Furthermore, this collection confronts the longstanding images of Japanese women as seen through a male gaze often rooted in orientalism and sexism. The editors combat this not only through their selection of poets, but also through their selection of translators, most of whom are women. I would like to note that the four male translators who contributed to this collection have produced fantastic translations that are well-worth reading. However, Japanese studies and the translation of Japanese literature are fields that have been historically dominated by men, who at times have produced problematic depictions of Japanese women that fail to grasp female interiority and contribute to stereotypes that are pervasive in Western culture. At times, writers who have been accepted into the canon and whose works have subsequently been selected for translation and academic study have featured women characters who are often problematic, either in terms of their description, their role in plot advancement or the development of the protagonist, and the protagonist’s treatment of them. When these texts then become the subject of academic inquiry, the role of these women characters are often overlooked or oversimplified. In Kikuchi and Crawford’s anthology, women are not merely tools which serve the male protagonist, they are the protagonist and they carry with them the most important agency that exists in literature: narrative voice.

In addition to the careful treatment of translating gender, this collection tackles issues regarding the methodology of poetry translation. As one can see by the title, each of the translators are poets in their own right. The act of translation always requires the translator to decide the goal, or the priority, of their translation, be it loyalty to the original text, poetic devices, contemporary/premodern language, or aesthetically appealing in the target language. Kikuchi’s decision to employ poets as translators is a reflection of her goal for the translation, which was to “re-create in English what one sees and feels when one reads the original poem in Japanese.”

Many exciting moments of translation occur in this volume, and they will resonate differently with each reader. A few moments that resonated with this reviewer in particular… In Ishikawa Itsuko’s poem “Stone Monument,” Carol Hayes brilliantly captures the biting sarcastic tone of the original poem by translating anata as “you Your Majesty” when the poet addresses the Showa Emperor. Subhash Jaireth aptly conveys the isolation experienced by members of the diaspora in Yamasaki Kayoko’s “Coming Home for a Brief Visit,” particularly with respect to the final lines: “I gaze / at the face / of my motherland / mine and yet / nevermore / mine.” Melinda Smith’s translation of Kawaguchi Harumi’s “Artificial” manages to be simultaneously surreal, concrete, and rich with the beautiful imagery that appears in the original poem. One power of the poet is their ability to convey and elicit emotion through a series of fragmentary and fleeting verbally constructed images. Each poet accomplishes this in their translations. These poems “live and breathe” (as the volume’s own promotional language justifiably claims) on their own in English, while maintaining the authenticity of the original texts. In a display of transparency, Kikuchi’s inclusion of the original Japanese text side-by-side with the English translation is a special gift that allows the reader some insight into each co-translator/poet’s individual process.

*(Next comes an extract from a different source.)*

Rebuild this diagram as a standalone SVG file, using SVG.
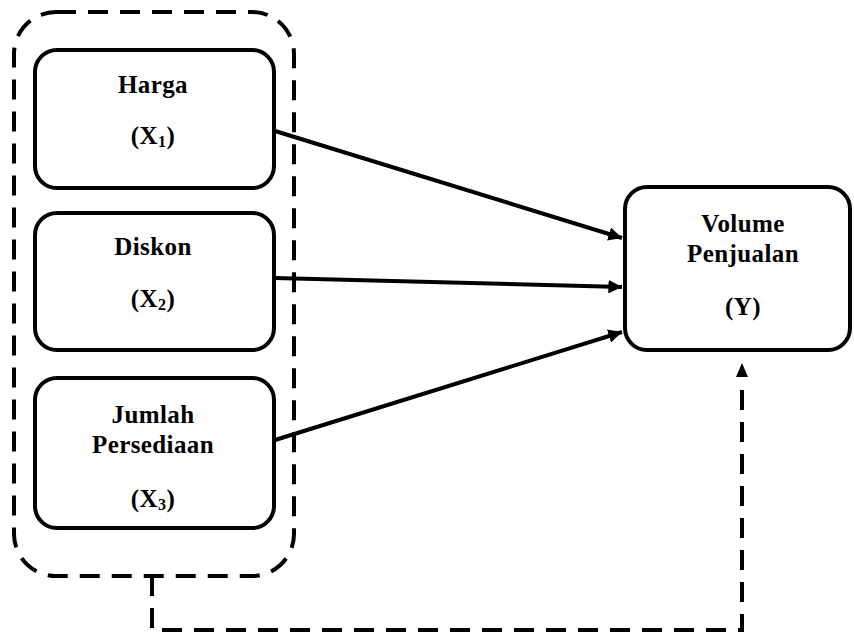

Poet to Poet: Contemporary Women Poets From Japan is an exemplary collection of outstanding works by talented women poets who have been faithfully and masterfully translated by other poets, and it is an invaluable contribution to the field of Japanese literature and translation studies. By carefully coupling each co-translator/poet to one of the featured poets based on their individual styles, Kikuchi and Crawford have not only gifted us access to ten of Japan’s most talented women poets, they have also introduced us to a handful of new poets whose work we can look forward to exploring—the translators.